— start Provided data —

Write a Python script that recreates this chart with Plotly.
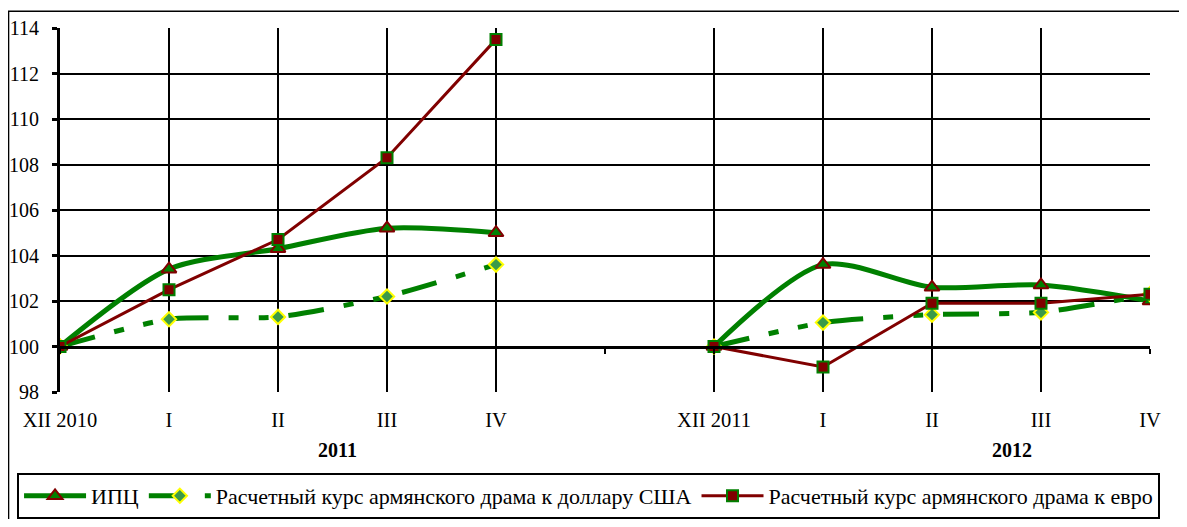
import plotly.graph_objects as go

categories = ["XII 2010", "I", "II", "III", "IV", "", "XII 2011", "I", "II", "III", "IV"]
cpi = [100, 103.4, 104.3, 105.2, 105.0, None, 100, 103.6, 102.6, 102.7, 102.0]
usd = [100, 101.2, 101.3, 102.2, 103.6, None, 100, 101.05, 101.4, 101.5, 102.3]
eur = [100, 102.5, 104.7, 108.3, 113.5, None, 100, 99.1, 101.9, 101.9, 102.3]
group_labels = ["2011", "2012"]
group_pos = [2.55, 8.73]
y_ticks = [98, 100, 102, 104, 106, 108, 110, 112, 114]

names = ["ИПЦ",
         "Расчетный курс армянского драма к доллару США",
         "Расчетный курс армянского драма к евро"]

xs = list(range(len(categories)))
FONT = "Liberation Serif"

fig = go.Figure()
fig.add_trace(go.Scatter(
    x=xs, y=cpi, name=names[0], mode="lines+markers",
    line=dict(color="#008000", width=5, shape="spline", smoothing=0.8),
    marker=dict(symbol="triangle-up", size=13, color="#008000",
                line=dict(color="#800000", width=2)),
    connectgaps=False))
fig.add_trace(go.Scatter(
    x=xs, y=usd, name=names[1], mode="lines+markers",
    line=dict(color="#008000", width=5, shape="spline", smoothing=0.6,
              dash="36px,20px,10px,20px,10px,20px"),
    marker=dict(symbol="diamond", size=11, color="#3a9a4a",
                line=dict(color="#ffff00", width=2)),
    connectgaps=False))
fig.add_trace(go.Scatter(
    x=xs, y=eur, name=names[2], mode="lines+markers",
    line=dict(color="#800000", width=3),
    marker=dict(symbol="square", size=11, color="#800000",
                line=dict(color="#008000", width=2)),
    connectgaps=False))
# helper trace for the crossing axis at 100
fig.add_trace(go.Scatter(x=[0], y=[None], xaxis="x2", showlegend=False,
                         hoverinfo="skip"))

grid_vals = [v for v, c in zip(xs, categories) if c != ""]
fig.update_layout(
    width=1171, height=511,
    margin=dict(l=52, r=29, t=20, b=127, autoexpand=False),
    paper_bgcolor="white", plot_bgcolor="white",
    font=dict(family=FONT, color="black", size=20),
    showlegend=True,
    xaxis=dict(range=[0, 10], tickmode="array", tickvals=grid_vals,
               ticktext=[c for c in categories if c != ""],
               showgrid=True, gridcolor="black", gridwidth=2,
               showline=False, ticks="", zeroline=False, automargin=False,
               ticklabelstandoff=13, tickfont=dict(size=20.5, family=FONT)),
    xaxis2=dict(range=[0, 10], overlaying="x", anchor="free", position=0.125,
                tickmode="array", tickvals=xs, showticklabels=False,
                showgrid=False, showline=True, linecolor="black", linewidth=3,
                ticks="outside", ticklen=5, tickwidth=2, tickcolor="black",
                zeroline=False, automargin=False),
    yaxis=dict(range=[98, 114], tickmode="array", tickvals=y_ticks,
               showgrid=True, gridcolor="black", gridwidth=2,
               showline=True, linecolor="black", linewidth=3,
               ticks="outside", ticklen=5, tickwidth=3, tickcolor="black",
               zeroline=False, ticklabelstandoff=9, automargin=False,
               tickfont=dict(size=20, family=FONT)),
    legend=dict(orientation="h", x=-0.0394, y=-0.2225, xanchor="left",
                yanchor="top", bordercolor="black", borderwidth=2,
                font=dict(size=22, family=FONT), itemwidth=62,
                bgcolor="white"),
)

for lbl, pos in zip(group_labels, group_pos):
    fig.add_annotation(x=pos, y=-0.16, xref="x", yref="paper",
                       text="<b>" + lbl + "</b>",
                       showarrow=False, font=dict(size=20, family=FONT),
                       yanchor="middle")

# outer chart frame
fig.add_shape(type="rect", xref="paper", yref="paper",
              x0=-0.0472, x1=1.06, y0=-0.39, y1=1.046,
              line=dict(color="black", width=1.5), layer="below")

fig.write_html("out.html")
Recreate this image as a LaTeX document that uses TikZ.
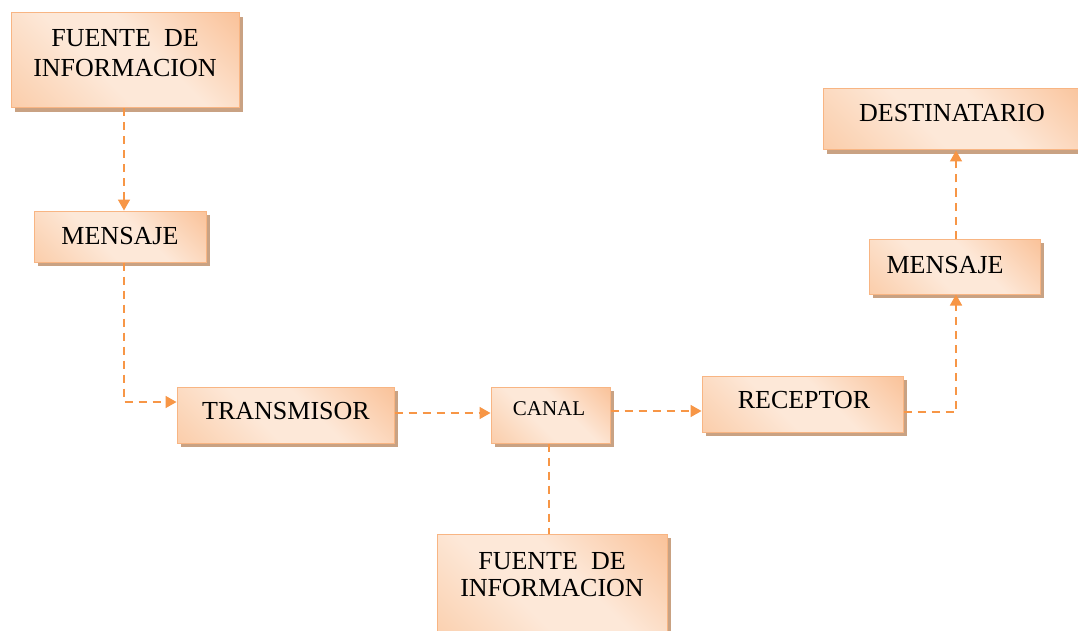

— end Provided data —

### Stated goal
Copy out all the data without changing anything, and drop the pictures.

### Solution
Write a Python script that recreates this chart with Plotly.
import plotly.graph_objects as go

categories = ["XII 2010", "I", "II", "III", "IV", "", "XII 2011", "I", "II", "III", "IV"]
cpi = [100, 103.4, 104.3, 105.2, 105.0, None, 100, 103.6, 102.6, 102.7, 102.0]
usd = [100, 101.2, 101.3, 102.2, 103.6, None, 100, 101.05, 101.4, 101.5, 102.3]
eur = [100, 102.5, 104.7, 108.3, 113.5, None, 100, 99.1, 101.9, 101.9, 102.3]
group_labels = ["2011", "2012"]
group_pos = [2.55, 8.73]
y_ticks = [98, 100, 102, 104, 106, 108, 110, 112, 114]

names = ["ИПЦ",
         "Расчетный курс армянского драма к доллару США",
         "Расчетный курс армянского драма к евро"]

xs = list(range(len(categories)))
FONT = "Liberation Serif"

fig = go.Figure()
fig.add_trace(go.Scatter(
    x=xs, y=cpi, name=names[0], mode="lines+markers",
    line=dict(color="#008000", width=5, shape="spline", smoothing=0.8),
    marker=dict(symbol="triangle-up", size=13, color="#008000",
                line=dict(color="#800000", width=2)),
    connectgaps=False))
fig.add_trace(go.Scatter(
    x=xs, y=usd, name=names[1], mode="lines+markers",
    line=dict(color="#008000", width=5, shape="spline", smoothing=0.6,
              dash="36px,20px,10px,20px,10px,20px"),
    marker=dict(symbol="diamond", size=11, color="#3a9a4a",
                line=dict(color="#ffff00", width=2)),
    connectgaps=False))
fig.add_trace(go.Scatter(
    x=xs, y=eur, name=names[2], mode="lines+markers",
    line=dict(color="#800000", width=3),
    marker=dict(symbol="square", size=11, color="#800000",
                line=dict(color="#008000", width=2)),
    connectgaps=False))
# helper trace for the crossing axis at 100
fig.add_trace(go.Scatter(x=[0], y=[None], xaxis="x2", showlegend=False,
                         hoverinfo="skip"))

grid_vals = [v for v, c in zip(xs, categories) if c != ""]
fig.update_layout(
    width=1171, height=511,
    margin=dict(l=52, r=29, t=20, b=127, autoexpand=False),
    paper_bgcolor="white", plot_bgcolor="white",
    font=dict(family=FONT, color="black", size=20),
    showlegend=True,
    xaxis=dict(range=[0, 10], tickmode="array", tickvals=grid_vals,
               ticktext=[c for c in categories if c != ""],
               showgrid=True, gridcolor="black", gridwidth=2,
               showline=False, ticks="", zeroline=False, automargin=False,
               ticklabelstandoff=13, tickfont=dict(size=20.5, family=FONT)),
    xaxis2=dict(range=[0, 10], overlaying="x", anchor="free", position=0.125,
                tickmode="array", tickvals=xs, showticklabels=False,
                showgrid=False, showline=True, linecolor="black", linewidth=3,
                ticks="outside", ticklen=5, tickwidth=2, tickcolor="black",
                zeroline=False, automargin=False),
    yaxis=dict(range=[98, 114], tickmode="array", tickvals=y_ticks,
               showgrid=True, gridcolor="black", gridwidth=2,
               showline=True, linecolor="black", linewidth=3,
               ticks="outside", ticklen=5, tickwidth=3, tickcolor="black",
               zeroline=False, ticklabelstandoff=9, automargin=False,
               tickfont=dict(size=20, family=FONT)),
    legend=dict(orientation="h", x=-0.0394, y=-0.2225, xanchor="left",
                yanchor="top", bordercolor="black", borderwidth=2,
                font=dict(size=22, family=FONT), itemwidth=62,
                bgcolor="white"),
)

for lbl, pos in zip(group_labels, group_pos):
    fig.add_annotation(x=pos, y=-0.16, xref="x", yref="paper",
                       text="<b>" + lbl + "</b>",
                       showarrow=False, font=dict(size=20, family=FONT),
                       yanchor="middle")

# outer chart frame
fig.add_shape(type="rect", xref="paper", yref="paper",
              x0=-0.0472, x1=1.06, y0=-0.39, y1=1.046,
              line=dict(color="black", width=1.5), layer="below")

fig.write_html("out.html")
Recreate this image as a LaTeX document that uses TikZ.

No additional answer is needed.